┌────────
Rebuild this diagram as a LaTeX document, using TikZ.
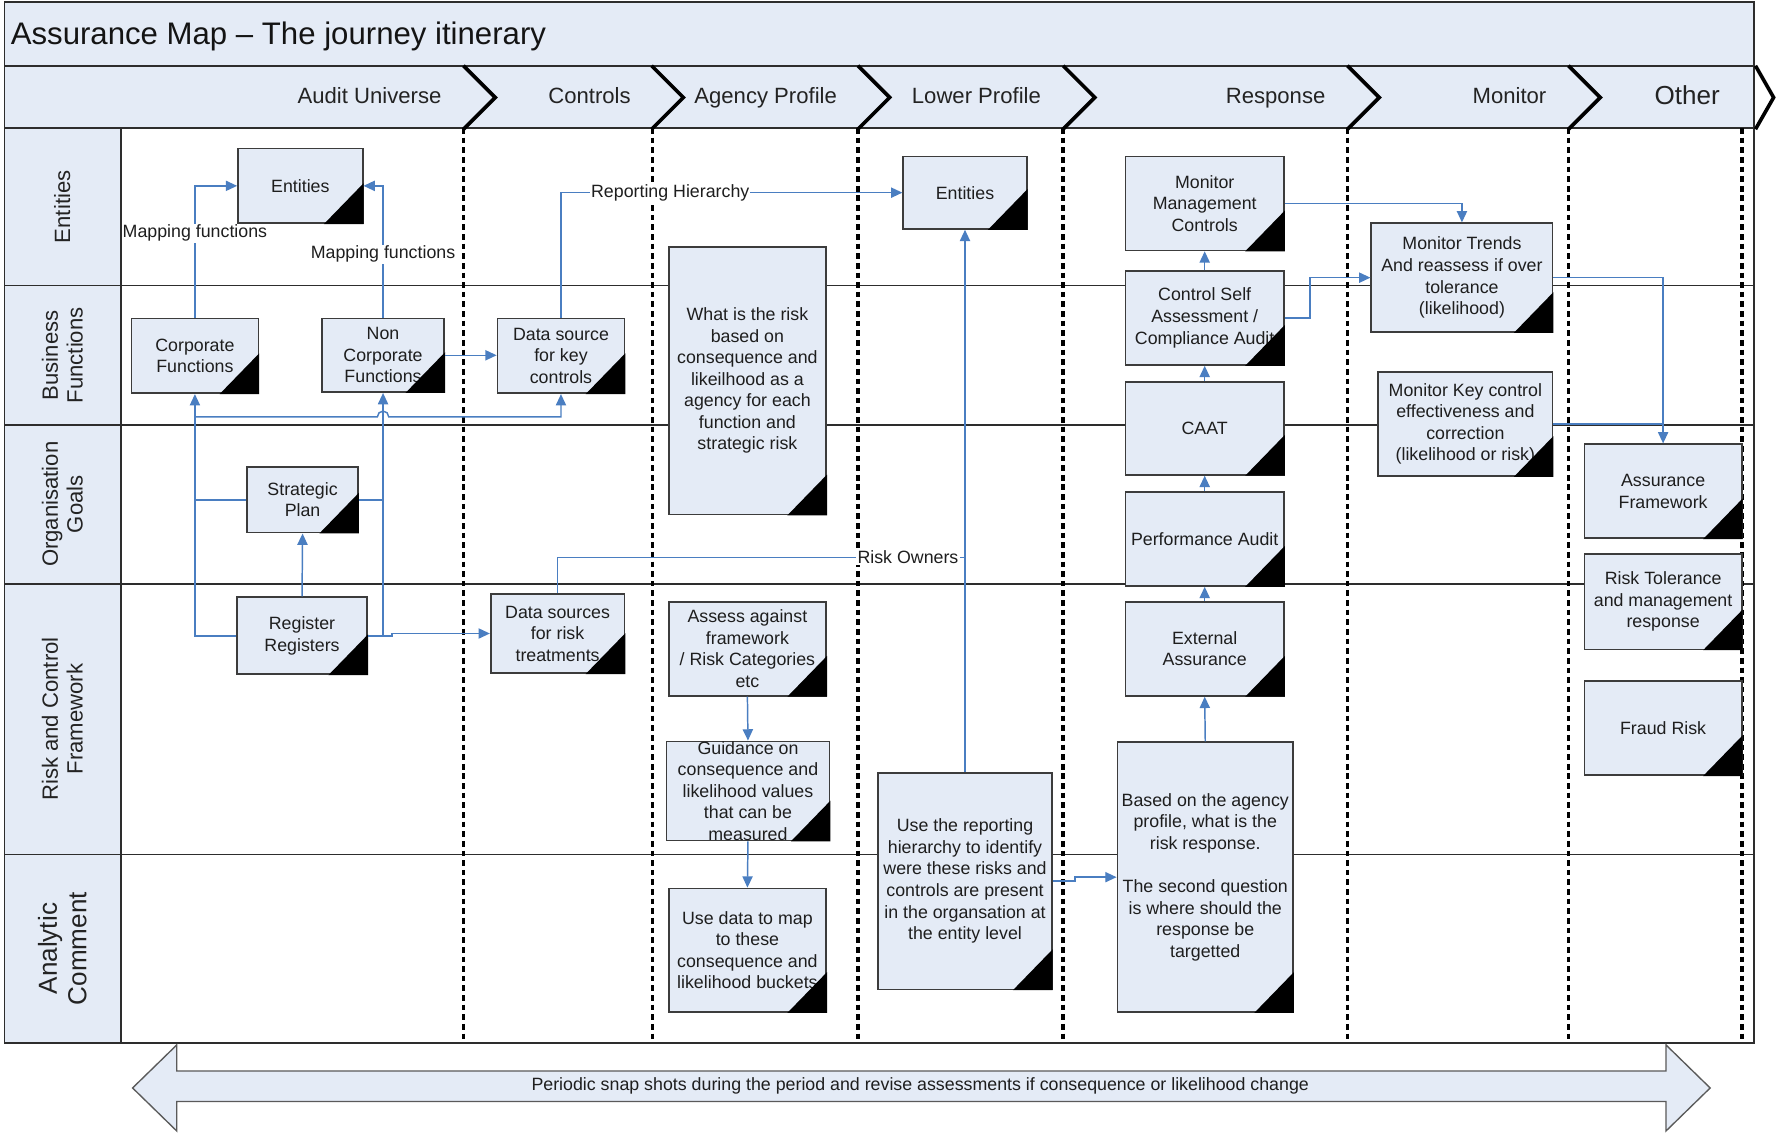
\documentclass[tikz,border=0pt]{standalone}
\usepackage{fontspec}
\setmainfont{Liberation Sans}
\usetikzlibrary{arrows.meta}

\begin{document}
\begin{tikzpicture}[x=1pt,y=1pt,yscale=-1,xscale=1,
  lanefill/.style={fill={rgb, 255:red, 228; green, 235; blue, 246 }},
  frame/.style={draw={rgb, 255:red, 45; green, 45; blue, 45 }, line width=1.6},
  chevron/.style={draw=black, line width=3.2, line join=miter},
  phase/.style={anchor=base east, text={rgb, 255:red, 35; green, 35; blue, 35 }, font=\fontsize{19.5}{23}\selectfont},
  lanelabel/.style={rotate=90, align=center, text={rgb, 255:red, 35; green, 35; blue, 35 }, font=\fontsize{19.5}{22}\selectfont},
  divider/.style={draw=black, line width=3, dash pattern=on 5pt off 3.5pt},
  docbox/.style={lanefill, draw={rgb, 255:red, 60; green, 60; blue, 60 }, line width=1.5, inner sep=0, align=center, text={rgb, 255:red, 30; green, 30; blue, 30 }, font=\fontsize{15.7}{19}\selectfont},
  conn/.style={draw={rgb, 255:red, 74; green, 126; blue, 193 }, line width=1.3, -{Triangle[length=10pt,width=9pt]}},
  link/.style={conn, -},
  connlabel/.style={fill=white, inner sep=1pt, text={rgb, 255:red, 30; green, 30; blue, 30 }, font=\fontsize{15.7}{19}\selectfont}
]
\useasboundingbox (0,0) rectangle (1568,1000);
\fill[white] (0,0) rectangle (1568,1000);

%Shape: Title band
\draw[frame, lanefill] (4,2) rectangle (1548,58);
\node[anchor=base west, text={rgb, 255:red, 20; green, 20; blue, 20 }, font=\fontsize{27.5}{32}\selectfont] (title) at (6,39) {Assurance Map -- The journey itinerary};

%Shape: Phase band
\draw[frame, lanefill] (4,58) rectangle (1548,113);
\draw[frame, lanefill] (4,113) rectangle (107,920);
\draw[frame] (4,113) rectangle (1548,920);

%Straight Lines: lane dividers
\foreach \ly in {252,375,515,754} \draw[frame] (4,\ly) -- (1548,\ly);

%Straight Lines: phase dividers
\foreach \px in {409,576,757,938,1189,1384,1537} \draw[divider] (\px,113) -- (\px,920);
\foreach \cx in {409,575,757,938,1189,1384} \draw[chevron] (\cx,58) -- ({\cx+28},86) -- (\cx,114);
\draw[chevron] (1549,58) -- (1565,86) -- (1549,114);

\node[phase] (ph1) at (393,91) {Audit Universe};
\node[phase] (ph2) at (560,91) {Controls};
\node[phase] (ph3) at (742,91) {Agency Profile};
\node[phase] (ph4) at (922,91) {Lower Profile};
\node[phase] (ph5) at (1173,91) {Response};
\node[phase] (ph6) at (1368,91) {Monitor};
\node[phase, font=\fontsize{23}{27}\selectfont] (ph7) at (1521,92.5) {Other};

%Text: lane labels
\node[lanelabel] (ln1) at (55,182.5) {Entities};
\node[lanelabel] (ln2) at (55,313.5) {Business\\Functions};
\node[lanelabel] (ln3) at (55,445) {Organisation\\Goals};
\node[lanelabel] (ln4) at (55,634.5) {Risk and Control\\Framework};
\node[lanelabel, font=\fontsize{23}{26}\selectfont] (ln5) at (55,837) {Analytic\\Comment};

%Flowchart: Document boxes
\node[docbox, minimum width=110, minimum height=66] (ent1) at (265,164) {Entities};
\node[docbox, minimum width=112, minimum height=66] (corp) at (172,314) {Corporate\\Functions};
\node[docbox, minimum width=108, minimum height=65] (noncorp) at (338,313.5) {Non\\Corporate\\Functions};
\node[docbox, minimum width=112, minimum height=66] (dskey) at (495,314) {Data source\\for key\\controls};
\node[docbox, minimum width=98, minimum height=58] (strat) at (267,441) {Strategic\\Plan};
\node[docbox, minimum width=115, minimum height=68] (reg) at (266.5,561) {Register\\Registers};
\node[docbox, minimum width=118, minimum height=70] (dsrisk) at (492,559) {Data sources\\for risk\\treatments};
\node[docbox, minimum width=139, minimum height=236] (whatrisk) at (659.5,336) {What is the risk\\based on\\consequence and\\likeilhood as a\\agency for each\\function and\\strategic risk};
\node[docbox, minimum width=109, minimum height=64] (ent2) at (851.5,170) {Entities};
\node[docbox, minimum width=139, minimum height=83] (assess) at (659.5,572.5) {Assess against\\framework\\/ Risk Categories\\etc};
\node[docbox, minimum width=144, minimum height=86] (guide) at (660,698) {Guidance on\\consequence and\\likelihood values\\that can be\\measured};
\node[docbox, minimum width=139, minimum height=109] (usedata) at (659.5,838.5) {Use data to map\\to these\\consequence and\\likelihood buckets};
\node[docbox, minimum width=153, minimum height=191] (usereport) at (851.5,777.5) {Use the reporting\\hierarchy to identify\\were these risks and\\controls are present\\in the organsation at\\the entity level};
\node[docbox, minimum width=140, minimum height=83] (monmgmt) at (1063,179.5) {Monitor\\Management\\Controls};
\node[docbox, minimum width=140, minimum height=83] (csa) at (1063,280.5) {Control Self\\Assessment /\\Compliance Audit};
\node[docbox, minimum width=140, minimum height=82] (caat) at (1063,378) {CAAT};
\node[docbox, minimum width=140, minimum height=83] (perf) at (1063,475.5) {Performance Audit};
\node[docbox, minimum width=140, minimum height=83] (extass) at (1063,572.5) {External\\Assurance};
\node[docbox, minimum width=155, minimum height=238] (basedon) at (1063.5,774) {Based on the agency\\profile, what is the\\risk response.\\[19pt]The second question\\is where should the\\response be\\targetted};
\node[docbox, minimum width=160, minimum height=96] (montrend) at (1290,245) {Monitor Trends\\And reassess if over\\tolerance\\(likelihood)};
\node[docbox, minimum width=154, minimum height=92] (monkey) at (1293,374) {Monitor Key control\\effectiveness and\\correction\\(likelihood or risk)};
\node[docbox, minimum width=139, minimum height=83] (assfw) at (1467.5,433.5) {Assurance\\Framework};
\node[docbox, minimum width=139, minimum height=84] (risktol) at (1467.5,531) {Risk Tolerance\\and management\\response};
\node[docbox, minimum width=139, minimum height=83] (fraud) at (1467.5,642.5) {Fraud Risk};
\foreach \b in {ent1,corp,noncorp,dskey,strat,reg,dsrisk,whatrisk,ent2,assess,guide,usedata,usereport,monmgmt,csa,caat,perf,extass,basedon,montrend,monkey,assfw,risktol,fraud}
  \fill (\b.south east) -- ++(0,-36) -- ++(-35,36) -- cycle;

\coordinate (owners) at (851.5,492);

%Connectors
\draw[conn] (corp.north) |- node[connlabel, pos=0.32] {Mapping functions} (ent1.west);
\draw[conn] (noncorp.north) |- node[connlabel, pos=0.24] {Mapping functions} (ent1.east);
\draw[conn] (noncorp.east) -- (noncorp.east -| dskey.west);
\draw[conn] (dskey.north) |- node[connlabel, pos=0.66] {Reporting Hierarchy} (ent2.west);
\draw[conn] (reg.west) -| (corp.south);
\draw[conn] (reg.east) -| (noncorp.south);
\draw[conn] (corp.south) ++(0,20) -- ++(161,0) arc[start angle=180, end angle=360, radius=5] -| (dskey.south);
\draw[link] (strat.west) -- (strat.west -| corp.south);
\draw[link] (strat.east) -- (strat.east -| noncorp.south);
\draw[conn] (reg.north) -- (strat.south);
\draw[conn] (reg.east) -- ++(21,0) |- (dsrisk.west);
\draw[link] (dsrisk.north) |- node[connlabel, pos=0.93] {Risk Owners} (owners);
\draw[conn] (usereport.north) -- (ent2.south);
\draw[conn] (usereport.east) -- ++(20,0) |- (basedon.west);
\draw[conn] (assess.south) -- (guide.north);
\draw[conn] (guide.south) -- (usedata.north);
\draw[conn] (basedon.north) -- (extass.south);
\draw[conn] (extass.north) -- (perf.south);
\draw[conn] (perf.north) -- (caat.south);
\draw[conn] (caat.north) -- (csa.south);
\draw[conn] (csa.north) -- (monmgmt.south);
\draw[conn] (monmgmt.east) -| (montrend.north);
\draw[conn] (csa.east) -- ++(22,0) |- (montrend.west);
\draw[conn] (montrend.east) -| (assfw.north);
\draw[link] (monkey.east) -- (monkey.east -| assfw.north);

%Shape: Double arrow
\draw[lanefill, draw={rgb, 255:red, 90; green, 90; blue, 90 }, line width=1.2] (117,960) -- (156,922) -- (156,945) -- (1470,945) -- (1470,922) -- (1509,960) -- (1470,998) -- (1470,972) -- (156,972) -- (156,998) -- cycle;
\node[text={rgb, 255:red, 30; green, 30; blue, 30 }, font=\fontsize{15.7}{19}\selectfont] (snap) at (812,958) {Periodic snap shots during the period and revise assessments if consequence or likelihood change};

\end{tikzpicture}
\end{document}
└────────
PROBLEM –
In the data above, please extract the lines from the first one through the line with "20; green, 20;", exactly, and keep pictures out.

RESPONSE FOR THIS EXERCISE –
Rebuild this diagram as a LaTeX document, using TikZ.
\documentclass[tikz,border=0pt]{standalone}
\usepackage{fontspec}
\setmainfont{Liberation Sans}
\usetikzlibrary{arrows.meta}

\begin{document}
\begin{tikzpicture}[x=1pt,y=1pt,yscale=-1,xscale=1,
  lanefill/.style={fill={rgb, 255:red, 228; green, 235; blue, 246 }},
  frame/.style={draw={rgb, 255:red, 45; green, 45; blue, 45 }, line width=1.6},
  chevron/.style={draw=black, line width=3.2, line join=miter},
  phase/.style={anchor=base east, text={rgb, 255:red, 35; green, 35; blue, 35 }, font=\fontsize{19.5}{23}\selectfont},
  lanelabel/.style={rotate=90, align=center, text={rgb, 255:red, 35; green, 35; blue, 35 }, font=\fontsize{19.5}{22}\selectfont},
  divider/.style={draw=black, line width=3, dash pattern=on 5pt off 3.5pt},
  docbox/.style={lanefill, draw={rgb, 255:red, 60; green, 60; blue, 60 }, line width=1.5, inner sep=0, align=center, text={rgb, 255:red, 30; green, 30; blue, 30 }, font=\fontsize{15.7}{19}\selectfont},
  conn/.style={draw={rgb, 255:red, 74; green, 126; blue, 193 }, line width=1.3, -{Triangle[length=10pt,width=9pt]}},
  link/.style={conn, -},
  connlabel/.style={fill=white, inner sep=1pt, text={rgb, 255:red, 30; green, 30; blue, 30 }, font=\fontsize{15.7}{19}\selectfont}
]
\useasboundingbox (0,0) rectangle (1568,1000);
\fill[white] (0,0) rectangle (1568,1000);

%Shape: Title band
\draw[frame, lanefill] (4,2) rectangle (1548,58);
\node[anchor=base west, text={rgb, 255:red, 20; green, 20; blue, 20 }, font=\fontsize{27.5}{32}\selectfont] (title) at (6,39) {Assurance Map -- The journey itinerary};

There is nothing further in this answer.